The June 26, 2013 judgment of the Paris Court of Appeal (delivered after the case has been referred back by the French supreme court) defined new limits in the matter of compensation for harm suffered as a result of an anti-competitive practice.

Initially, the European Commission sanctioned the British company JCB Service in 2000 for concluding agreements and engaging in concerted practices with its official distributors to partition the markets at national level and preserve their territorial exclusivity. This sanction was the result of the complaint filed in 1996 by Central Parts, which claimed that it had been prevented from procuring JCB equipment in the UK, where the prices were substantially lower than in France. A few years later, after the dismissal of JCB’s appeal by the General Court of the European Union but before the final confirmation of the decision by the European Court of Justice, Central Parts brought a liability action before the French courts to obtain compensation for the damage suffered as a result of the anti-competitive practices. As is the case in any tort liability action, Central Parts had to establish that JCB had committed a wrongful act, that it had suffered harm and that there was a direct link between the wrongful act and the harm.

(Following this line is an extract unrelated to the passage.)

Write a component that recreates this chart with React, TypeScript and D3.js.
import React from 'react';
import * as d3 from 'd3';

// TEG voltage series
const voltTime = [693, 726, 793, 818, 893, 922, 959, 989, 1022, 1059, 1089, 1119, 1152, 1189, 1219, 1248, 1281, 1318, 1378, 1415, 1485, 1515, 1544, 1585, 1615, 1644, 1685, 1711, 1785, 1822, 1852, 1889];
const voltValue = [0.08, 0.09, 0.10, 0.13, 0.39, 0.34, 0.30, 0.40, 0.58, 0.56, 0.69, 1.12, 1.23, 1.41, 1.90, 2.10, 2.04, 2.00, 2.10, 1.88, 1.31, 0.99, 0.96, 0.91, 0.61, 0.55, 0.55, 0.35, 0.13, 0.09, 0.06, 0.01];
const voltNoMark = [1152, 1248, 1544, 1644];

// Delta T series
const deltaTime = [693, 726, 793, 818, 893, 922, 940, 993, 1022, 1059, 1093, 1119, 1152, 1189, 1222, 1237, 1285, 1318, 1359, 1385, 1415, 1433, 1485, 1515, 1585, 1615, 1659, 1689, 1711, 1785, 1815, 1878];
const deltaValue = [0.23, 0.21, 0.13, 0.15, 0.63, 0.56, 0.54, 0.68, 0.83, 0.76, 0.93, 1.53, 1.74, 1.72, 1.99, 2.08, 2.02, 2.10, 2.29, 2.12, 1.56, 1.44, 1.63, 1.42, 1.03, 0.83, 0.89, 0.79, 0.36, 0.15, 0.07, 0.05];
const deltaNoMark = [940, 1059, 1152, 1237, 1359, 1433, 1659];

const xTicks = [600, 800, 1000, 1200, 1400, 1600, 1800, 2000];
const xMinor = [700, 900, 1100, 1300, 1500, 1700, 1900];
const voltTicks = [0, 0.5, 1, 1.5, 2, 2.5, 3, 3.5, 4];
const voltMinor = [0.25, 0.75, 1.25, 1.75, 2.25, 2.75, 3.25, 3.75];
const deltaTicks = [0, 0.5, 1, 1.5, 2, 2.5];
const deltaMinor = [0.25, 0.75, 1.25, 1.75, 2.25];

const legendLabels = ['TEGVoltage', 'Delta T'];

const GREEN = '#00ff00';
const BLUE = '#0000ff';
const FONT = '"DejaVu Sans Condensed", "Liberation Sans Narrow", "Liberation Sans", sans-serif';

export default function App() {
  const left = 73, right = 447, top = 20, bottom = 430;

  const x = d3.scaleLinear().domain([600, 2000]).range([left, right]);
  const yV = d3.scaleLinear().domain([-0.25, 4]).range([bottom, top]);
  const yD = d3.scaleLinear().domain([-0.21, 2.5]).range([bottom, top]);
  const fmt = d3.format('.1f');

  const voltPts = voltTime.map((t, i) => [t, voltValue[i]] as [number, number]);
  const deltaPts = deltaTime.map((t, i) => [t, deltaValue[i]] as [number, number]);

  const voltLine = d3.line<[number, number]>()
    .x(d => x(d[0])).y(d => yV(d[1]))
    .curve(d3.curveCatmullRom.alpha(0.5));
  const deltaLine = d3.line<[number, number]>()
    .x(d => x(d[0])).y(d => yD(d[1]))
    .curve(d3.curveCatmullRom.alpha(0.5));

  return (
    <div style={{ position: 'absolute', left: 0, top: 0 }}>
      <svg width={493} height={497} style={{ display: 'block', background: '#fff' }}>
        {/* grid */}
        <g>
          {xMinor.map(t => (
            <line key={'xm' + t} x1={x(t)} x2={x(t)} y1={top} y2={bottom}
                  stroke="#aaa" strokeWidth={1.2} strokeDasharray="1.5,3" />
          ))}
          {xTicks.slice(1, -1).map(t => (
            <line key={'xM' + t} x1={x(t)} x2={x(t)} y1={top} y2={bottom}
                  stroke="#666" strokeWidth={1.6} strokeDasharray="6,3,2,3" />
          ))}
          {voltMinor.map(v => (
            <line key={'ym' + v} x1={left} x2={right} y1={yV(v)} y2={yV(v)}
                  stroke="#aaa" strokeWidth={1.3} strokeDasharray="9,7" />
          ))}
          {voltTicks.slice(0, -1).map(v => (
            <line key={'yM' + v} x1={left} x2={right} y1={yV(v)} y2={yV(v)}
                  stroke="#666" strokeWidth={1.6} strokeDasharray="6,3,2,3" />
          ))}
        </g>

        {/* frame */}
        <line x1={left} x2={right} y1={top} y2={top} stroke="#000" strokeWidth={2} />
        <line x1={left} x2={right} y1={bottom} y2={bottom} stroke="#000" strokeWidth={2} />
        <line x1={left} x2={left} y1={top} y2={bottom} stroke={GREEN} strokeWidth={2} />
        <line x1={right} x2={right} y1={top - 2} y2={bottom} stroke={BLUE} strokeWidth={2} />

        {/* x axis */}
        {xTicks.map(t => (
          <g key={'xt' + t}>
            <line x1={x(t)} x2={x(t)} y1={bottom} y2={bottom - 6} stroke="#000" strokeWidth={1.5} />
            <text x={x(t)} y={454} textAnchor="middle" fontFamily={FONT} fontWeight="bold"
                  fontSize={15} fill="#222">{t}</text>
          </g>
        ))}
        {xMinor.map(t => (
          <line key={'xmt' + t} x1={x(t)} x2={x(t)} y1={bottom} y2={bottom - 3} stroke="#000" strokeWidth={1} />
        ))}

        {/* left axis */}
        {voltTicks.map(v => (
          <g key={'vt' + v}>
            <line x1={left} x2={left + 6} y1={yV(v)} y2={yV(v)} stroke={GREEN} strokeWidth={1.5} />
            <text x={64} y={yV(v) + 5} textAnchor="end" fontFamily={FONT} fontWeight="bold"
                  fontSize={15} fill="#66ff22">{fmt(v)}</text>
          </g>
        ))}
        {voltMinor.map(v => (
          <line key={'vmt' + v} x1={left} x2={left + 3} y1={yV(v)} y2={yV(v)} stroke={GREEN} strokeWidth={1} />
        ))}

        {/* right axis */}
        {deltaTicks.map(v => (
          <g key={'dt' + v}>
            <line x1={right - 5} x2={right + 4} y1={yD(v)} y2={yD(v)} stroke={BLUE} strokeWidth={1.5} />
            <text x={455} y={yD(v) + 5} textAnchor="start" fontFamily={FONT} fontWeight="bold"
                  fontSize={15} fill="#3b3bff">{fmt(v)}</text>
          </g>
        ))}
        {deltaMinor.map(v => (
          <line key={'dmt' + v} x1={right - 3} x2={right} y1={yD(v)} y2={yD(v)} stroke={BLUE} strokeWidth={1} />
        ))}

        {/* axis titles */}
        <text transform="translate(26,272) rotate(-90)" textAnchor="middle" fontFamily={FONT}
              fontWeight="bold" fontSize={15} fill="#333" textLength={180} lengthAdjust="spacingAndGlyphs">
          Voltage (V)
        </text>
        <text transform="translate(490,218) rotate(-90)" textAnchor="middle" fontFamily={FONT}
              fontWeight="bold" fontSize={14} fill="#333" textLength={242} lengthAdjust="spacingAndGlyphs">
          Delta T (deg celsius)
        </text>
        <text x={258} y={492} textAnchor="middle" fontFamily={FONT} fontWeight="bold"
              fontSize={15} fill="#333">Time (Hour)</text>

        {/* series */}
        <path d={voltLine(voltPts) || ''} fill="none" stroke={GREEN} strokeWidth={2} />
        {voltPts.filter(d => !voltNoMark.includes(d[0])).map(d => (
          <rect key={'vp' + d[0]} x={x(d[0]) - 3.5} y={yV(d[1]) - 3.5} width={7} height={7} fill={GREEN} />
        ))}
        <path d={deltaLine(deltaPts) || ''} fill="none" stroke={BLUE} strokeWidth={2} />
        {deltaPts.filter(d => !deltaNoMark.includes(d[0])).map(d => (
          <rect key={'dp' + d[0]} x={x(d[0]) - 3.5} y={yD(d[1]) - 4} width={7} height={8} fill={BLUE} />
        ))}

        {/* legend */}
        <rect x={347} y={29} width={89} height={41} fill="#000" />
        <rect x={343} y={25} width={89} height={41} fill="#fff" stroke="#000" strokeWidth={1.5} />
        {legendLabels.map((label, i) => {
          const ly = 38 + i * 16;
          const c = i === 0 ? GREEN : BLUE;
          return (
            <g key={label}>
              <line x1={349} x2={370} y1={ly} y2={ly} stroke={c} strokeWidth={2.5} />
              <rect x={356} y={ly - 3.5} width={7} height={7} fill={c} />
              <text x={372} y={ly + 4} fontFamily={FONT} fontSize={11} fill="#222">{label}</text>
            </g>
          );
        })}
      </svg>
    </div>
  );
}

The Paris Court of Appeal held that infringements of EU legislation, recognized by the European bodies, constituted tort according to French domestic law and the resulting harm should be compensated.

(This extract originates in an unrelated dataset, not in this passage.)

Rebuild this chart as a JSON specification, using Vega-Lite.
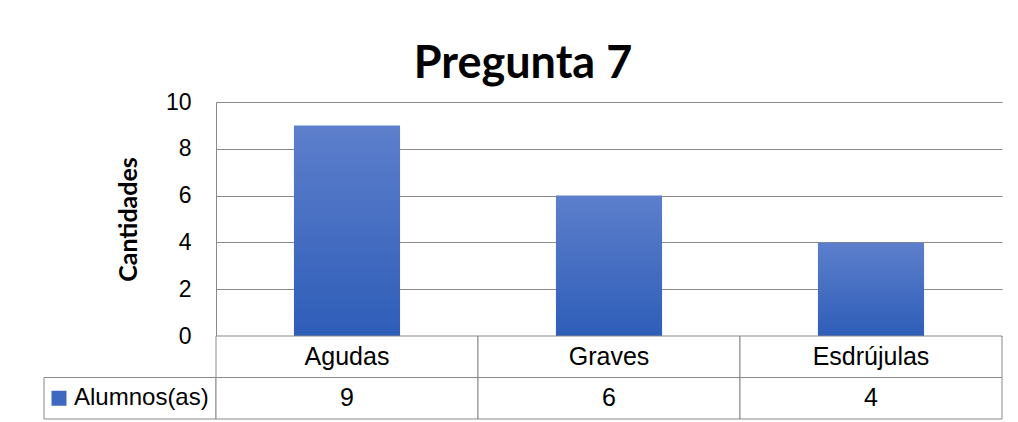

When it came to determining the harm suffered, however, things got tougher for Central Parts: first the objection of the ten-year (now five-year) statute of limitations of tort liability actions was raised. Central Parts, which had brought its action by writs of March 4, 2004 and April 12, 2005, namely almost nine years after its complaint to the Commission, argued that the limitations period had been suspended by the proceedings before the EU courts up until their final confirmation of the infringements on which its action for damages was based. The Court of Appeal dismissed the argument, finding that the purpose of the proceedings before the EU courts was to determine and sanction the anti-competitive practices, and not to compensate the resulting harm. According to the Court, Central Parts should have applied to the domestic courts as soon as the harm became apparent and they would then have deferred their judgment until the end of the proceedings before the EU courts. It therefore considered that the limitations period had not been suspended and that just the harm suffered since April 1995 should be taken into account.

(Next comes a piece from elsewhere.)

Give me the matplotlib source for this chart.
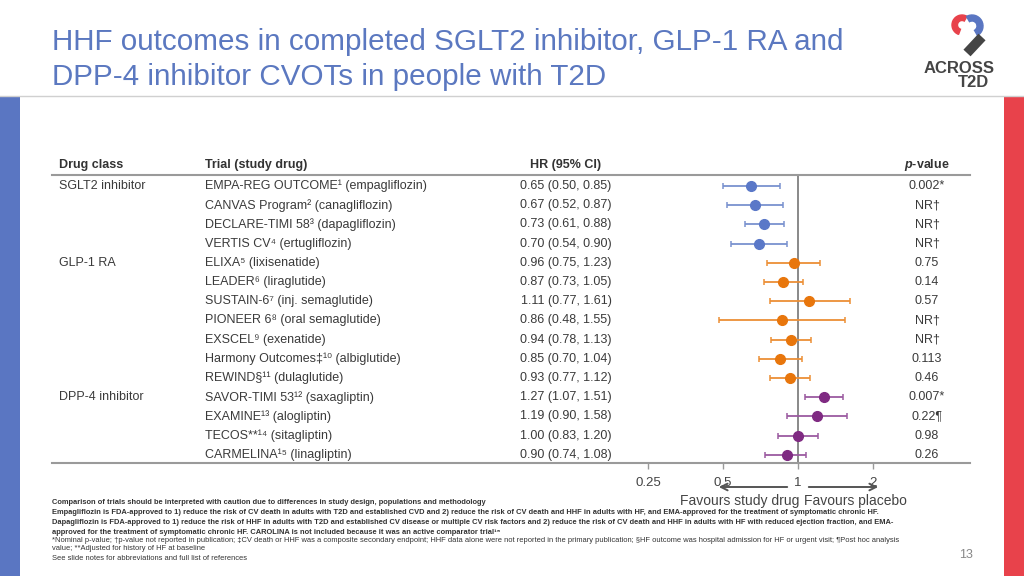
import matplotlib
matplotlib.use("Agg")
import matplotlib.pyplot as plt
import numpy as np
from matplotlib.lines import Line2D
from matplotlib.patches import Rectangle, Wedge, FancyArrowPatch
from matplotlib.transforms import blended_transform_factory

plt.rcParams["font.family"] = ["Liberation Sans", "DejaVu Sans"]
plt.rcParams["mathtext.fontset"] = "custom"
plt.rcParams["mathtext.rm"] = "Liberation Sans"
plt.rcParams["mathtext.it"] = "Liberation Sans:italic:bold"
plt.rcParams["mathtext.bf"] = "Liberation Sans:bold"

# data
CLASSES = ["SGLT2 inhibitor", "GLP-1 RA", "DPP-4 inhibitor"]
TRIALS = [
    "EMPA-REG OUTCOME¹ (empagliflozin)",
    "CANVAS Program² (canagliflozin)",
    "DECLARE-TIMI 58³ (dapagliflozin)",
    "VERTIS CV⁴ (ertugliflozin)",
    "ELIXA⁵ (lixisenatide)",
    "LEADER⁶ (liraglutide)",
    "SUSTAIN-6⁷ (inj. semaglutide)",
    "PIONEER 6⁸ (oral semaglutide)",
    "EXSCEL⁹ (exenatide)",
    "Harmony Outcomes‡¹⁰ (albiglutide)",
    "REWIND§¹¹ (dulaglutide)",
    "SAVOR-TIMI 53¹² (saxagliptin)",
    "EXAMINE¹³ (alogliptin)",
    "TECOS**¹⁴ (sitagliptin)",
    "CARMELINA¹⁵ (linagliptin)",
]
TRIAL_CLASS = [0, 0, 0, 0, 1, 1, 1, 1, 1, 1, 1, 2, 2, 2, 2]
HR = [0.65, 0.67, 0.73, 0.70, 0.96, 0.87, 1.11, 0.86, 0.94, 0.85, 0.93, 1.27, 1.19, 1.00, 0.90]
HR_LO = [0.50, 0.52, 0.61, 0.54, 0.75, 0.73, 0.77, 0.48, 0.78, 0.70, 0.77, 1.07, 0.90, 0.83, 0.74]
HR_HI = [0.85, 0.87, 0.88, 0.90, 1.23, 1.05, 1.61, 1.55, 1.13, 1.04, 1.12, 1.51, 1.58, 1.20, 1.08]
P_VALUES = ["0.002*", "NR†", "NR†", "NR†", "0.75", "0.14", "0.57", "NR†", "NR†",
            "0.113", "0.46", "0.007*", "0.22¶", "0.98", "0.26"]
X_TICKS = [0.25, 0.5, 1, 2]
X_TICK_LABELS = ["0.25", "0.5", "1", "2"]

MARKER_COLORS = ["#5a78c8", "#e8760c", "#7f2a82"]
BAR_COLORS = ["#7a92cf", "#ec8f36", "#9b5aa0"]

W, H = 1024, 576
TEXT = "#3a3a3a"


def fx(px):
    return px / W


def fy(px):
    return 1 - px / H


fig = plt.figure(figsize=(10.24, 5.76), dpi=100)
fig.patch.set_facecolor("white")

# slide furniture
fig.add_artist(Rectangle((0, 0), fx(20), fy(97), transform=fig.transFigure,
                         color="#5a76c2", lw=0))
fig.add_artist(Rectangle((fx(1004), 0), fx(20), fy(97), transform=fig.transFigure,
                         color="#e8424b", lw=0))
fig.add_artist(Line2D([0, 1], [fy(96), fy(96)], transform=fig.transFigure,
                      color="#d0d0d0", lw=1))

title_color = "#5b78c0"
fig.text(fx(52), fy(50), "HHF outcomes in completed SGLT2 inhibitor, GLP-1 RA and",
         fontsize=21.3, color=title_color, va="baseline")
fig.text(fx(52), fy(85), "DPP-4 inhibitor CVOTs in people with T2D",
         fontsize=21.3, color=title_color, va="baseline")

# logo, drawn in pixel units (y pointing down)
lax = fig.add_axes([fx(940), fy(60), fx(60), fy(5) - fy(60)])
lax.set_xlim(940, 1000)
lax.set_ylim(60, 5)
lax.axis("off")
lax.add_patch(Wedge((962, 25), 10, -250, -60, width=5.5, color="#e8424b"))
lax.add_patch(Wedge((972, 26), 11, -120, 60, width=6, color="#5a76c2"))
lax.plot([982, 967], [37, 53], color="#454545", lw=7, solid_capstyle="butt")
fig.text(fx(959.5), fy(72.7), "ACROSS", fontsize=12, fontweight="bold", color="#454545",
         ha="center", va="baseline")
fig.text(fx(973), fy(87), "T2D", fontsize=12, fontweight="bold", color="#454545",
         ha="center", va="baseline")

# table lines
for ypx in (175, 463):
    fig.add_artist(Line2D([fx(52), fx(970)], [fy(ypx), fy(ypx)], transform=fig.transFigure,
                          color="#9a9a9a", lw=1.5))

# header
hy = fy(165)
fig.text(fx(59), hy, "Drug class", fontsize=9, fontweight="bold", color="#333", va="center")
fig.text(fx(205), hy, "Trial (study drug)", fontsize=9, fontweight="bold", color="#333", va="center")
fig.text(fx(566), hy, "HR (95% CI)", fontsize=9, fontweight="bold", color="#333",
         va="center", ha="center")
fig.text(fx(927), hy, r"$\it{p}$-value", fontsize=9, fontweight="bold", color="#333",
         va="center", ha="center")

# forest axes, log scale: 75 px per doubling, HR=1 at x=798
ax_l, ax_r = 620, 960
ax = fig.add_axes([fx(ax_l), fy(463), fx(ax_r - ax_l), fy(175) - fy(463)])
ax.set_xscale("log")
ax.set_xlim(2 ** ((ax_l - 798) / 75), 2 ** ((ax_r - 798) / 75))
row_step = 19.2
ax.set_ylim(14 + (463 - (186 + 14 * row_step)) / row_step, -(186 - 175) / row_step)
ax.patch.set_alpha(0)
for s in ax.spines.values():
    s.set_visible(False)

rows = np.arange(len(TRIALS))
hr = np.array(HR)
lo = np.array(HR_LO)
hi = np.array(HR_HI)
cls = np.array(TRIAL_CLASS)

ax.axvline(1, color="#6a6a6a", lw=1.1, zorder=1)
for k in range(len(CLASSES)):
    m = cls == k
    ax.errorbar(hr[m], rows[m], xerr=[hr[m] - lo[m], hi[m] - hr[m]], fmt="o",
                color=MARKER_COLORS[k], ecolor=BAR_COLORS[k], elinewidth=1.3,
                capsize=2.5, capthick=1.1, markersize=7, zorder=3)

ax.set_xticks(X_TICKS)
ax.set_xticklabels(X_TICK_LABELS)
ax.xaxis.set_minor_locator(matplotlib.ticker.NullLocator())
ax.tick_params(axis="x", direction="out", length=4, width=1, color="#9a9a9a",
               labelsize=9.5, labelcolor="#444", pad=6)
ax.set_yticks([])

# table text tied to rows
tr = blended_transform_factory(fig.transFigure, ax.transData)
seen = set()
for i, name in enumerate(TRIALS):
    if TRIAL_CLASS[i] not in seen:
        seen.add(TRIAL_CLASS[i])
        ax.text(fx(59), i, CLASSES[TRIAL_CLASS[i]], transform=tr, fontsize=9,
                color=TEXT, va="center")
    ax.text(fx(205), i, name, transform=tr, fontsize=9, color=TEXT, va="center")
    ax.text(fx(566), i, f"{HR[i]:.2f} ({HR_LO[i]:.2f}, {HR_HI[i]:.2f})", transform=tr,
            fontsize=9, color=TEXT, va="center", ha="center")
    ax.text(fx(927), i, P_VALUES[i], transform=tr, fontsize=9, color=TEXT,
            va="center", ha="center")

# favours arrows
arrow_kw = dict(arrowstyle="->", color="#555", lw=1.4, mutation_scale=12)
fig.add_artist(FancyArrowPatch((fx(790), fy(487)), (fx(716), fy(487)),
                               transform=fig.transFigure, **arrow_kw))
fig.add_artist(FancyArrowPatch((fx(806), fy(487)), (fx(881), fy(487)),
                               transform=fig.transFigure, **arrow_kw))
fig.text(fx(740), fy(501), "Favours study drug", fontsize=10, color="#444",
         ha="center", va="center")
fig.text(fx(855), fy(501), "Favours placebo", fontsize=10, color="#444",
         ha="center", va="center")

# footnotes
notes = [
    (503, "Comparison of trials should be interpreted with caution due to differences in study design, populations and methodology", "bold"),
    (513, "Empagliflozin is FDA-approved to 1) reduce the risk of CV death in adults with T2D and established CVD and 2) reduce the risk of CV death and HHF in adults with HF, and EMA-approved for the treatment of symptomatic chronic HF.", "bold"),
    (523, "Dapagliflozin is FDA-approved to 1) reduce the risk of HHF in adults with T2D and established CV disease or multiple CV risk factors and 2) reduce the risk of CV death and HHF in adults with HF with reduced ejection fraction, and EMA-", "bold"),
    (532, "approved for the treatment of symptomatic chronic HF. CAROLINA is not included because it was an active comparator trial¹⁵", "bold"),
    (541, "*Nominal p-value; †p-value not reported in publication; ‡CV death or HHF was a composite secondary endpoint; HHF data alone were not reported in the primary publication; §HF outcome was hospital admission for HF or urgent visit; ¶Post hoc analysis", "normal"),
    (549, "value; **Adjusted for history of HF at baseline", "normal"),
    (558, "See slide notes for abbreviations and full list of references", "normal"),
]
for ypx, txt, wt in notes:
    fig.text(fx(52), fy(ypx), txt, fontsize=5.4, fontweight=wt, color="#333",
             va="center")

fig.text(fx(966), fy(555), "13", fontsize=9, color="#888", ha="center", va="center")

fig.savefig("out.png", dpi=100)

Finally, to estimate the amount of the damage, the Court of Appeal considered that the evidence produced by Central Parts to prove the damage suffered (evaluated at EUR 600,000 at first instance) was not sufficiently substantiated and therefore ordered an appraisal. 17 years after its initial complaint, Central Parts has still not been compensated for the reported anti-competitive practices.

While waiting for a European Directive (currently under discussion) to harmonize and clarify these rules, victims of anti-competitive practices will have learned their lesson from this case, that they should not wait for the decision acknowledging the infringement to become final before bringing an action for damages.